É impossível imaginar outro ator no papel de Chandler Muriel Bing, tal como é quase desconfortável ver Matthew Perry vestindo outras personagens. Mesmo a sua longa e complicada batalha com o álcool e as drogas, evidentes visualmente nas extremas flutuações de peso e aparência sobretudo nas temporadas do meio (e que Perry chegou a admitir em entrevistas ter sido tal que não tinha qualquer memória de alguns anos de Friends) não retiraram o brilho a uma interpretação genial, no raro alinhamento perfeito de texto, personagem e ator.

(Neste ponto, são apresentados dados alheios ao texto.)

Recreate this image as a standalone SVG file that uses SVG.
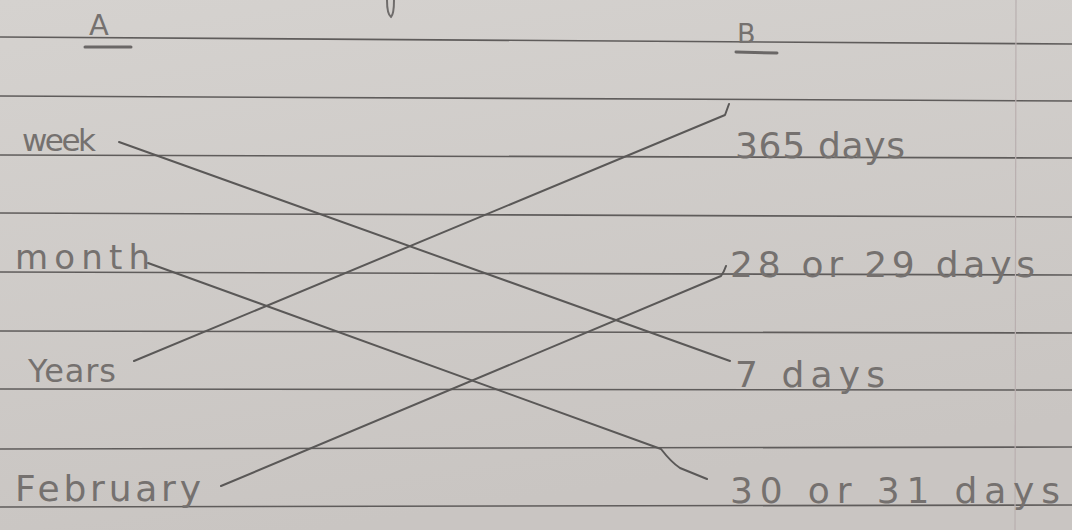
<svg xmlns="http://www.w3.org/2000/svg" width="1072" height="530" viewBox="0 0 1072 530">
  <defs>
    <linearGradient id="paper" x1="0" y1="0" x2="0.3" y2="1">
      <stop offset="0" stop-color="#d5d2cf"/>
      <stop offset="1" stop-color="#c9c5c2"/>
    </linearGradient>
    <style>
      .rule { stroke: #5f5c5b; stroke-width: 1.6; fill: none; }
      .margin { stroke: #b9afaf; stroke-width: 1.2; fill: none; }
      .hand { font-family: "DejaVu Sans", "Liberation Sans", sans-serif; fill: #75716f; }
      .conn { stroke: #5a5857; stroke-width: 2; fill: none; stroke-linecap: round; stroke-linejoin: round; }
      .ul { stroke: #6a6766; stroke-width: 3; stroke-linecap: round; }
    </style>
  </defs>

  <rect x="0" y="0" width="1072" height="530" fill="url(#paper)"/>

  <g id="paper-rules">
    <line class="rule" x1="0" y1="37" x2="1072" y2="44"/>
    <line class="rule" x1="0" y1="96" x2="1072" y2="101"/>
    <line class="rule" x1="0" y1="155" x2="1072" y2="158"/>
    <line class="rule" x1="0" y1="213" x2="1072" y2="217"/>
    <line class="rule" x1="0" y1="272" x2="1072" y2="275"/>
    <line class="rule" x1="0" y1="331" x2="1072" y2="333"/>
    <line class="rule" x1="0" y1="389" x2="1072" y2="390"/>
    <line class="rule" x1="0" y1="449" x2="1072" y2="447"/>
    <line class="rule" x1="0" y1="507" x2="1072" y2="505"/>
    <line class="margin" x1="1016" y1="0" x2="1015" y2="530"/>
    <path d="M387,0 Q387,14 391,17 Q394,14 394,0" stroke="#6f6c6b" stroke-width="2" fill="none"/>
  </g>

  <g id="connectors">
    <path class="conn" d="M119,142 L730,361"/>
    <path class="conn" d="M148,263 L661,449 Q671,462 680,468 L707,479"/>
    <path class="conn" d="M134,361 L725,115 L729,104"/>
    <path class="conn" d="M221,486 L721,276 Q724,272 726,266"/>
  </g>

  <g id="header-A">
    <text class="hand" x="89" y="35" font-size="29">A</text>
    <line class="ul" x1="85" y1="47" x2="131" y2="47"/>
  </g>
  <g id="header-B">
    <text class="hand" x="737" y="43" font-size="27">B</text>
    <line class="ul" x1="736" y1="52" x2="777" y2="53"/>
  </g>

  <g id="node-week"><text class="hand" x="22" y="151" font-size="31" textLength="74">week</text></g>
  <g id="node-month"><text class="hand" x="15" y="269" font-size="34" textLength="135">month</text></g>
  <g id="node-years"><text class="hand" x="28" y="382" font-size="32" textLength="88">Years</text></g>
  <g id="node-february"><text class="hand" x="15" y="501" font-size="36" textLength="186">February</text></g>

  <g id="node-365"><text class="hand" x="735" y="158" font-size="36" textLength="170">365 days</text></g>
  <g id="node-28"><text class="hand" x="730" y="277" font-size="36" textLength="305">28 or 29 days</text></g>
  <g id="node-7"><text class="hand" x="735" y="387" font-size="36" textLength="150">7 days</text></g>
  <g id="node-30"><text class="hand" x="730" y="503" font-size="36" textLength="330">30 or 31 days</text></g>
</svg>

Estar numa festa com cerca de uma centena de pessoas ao saber a notícia da sua morte e testemunhar diferentes grupos de amigos a descobrirem aos poucos, uns em surpresa, outros em choque, é uma experiência sociológica que não gostaria de repetir. No dia seguinte, a escala das manifestações nas redes sociais foi nunca antes vista, pelo menos na minha bolha pessoal de ligações. Para muita gente que cresceu com aquele grupo de amigos ficcionais, será possivelmente a morte de um artista mais impactante das suas vidas até agora.

Perdemos Matthew Perry, mas nunca perderemos Chandler Bing.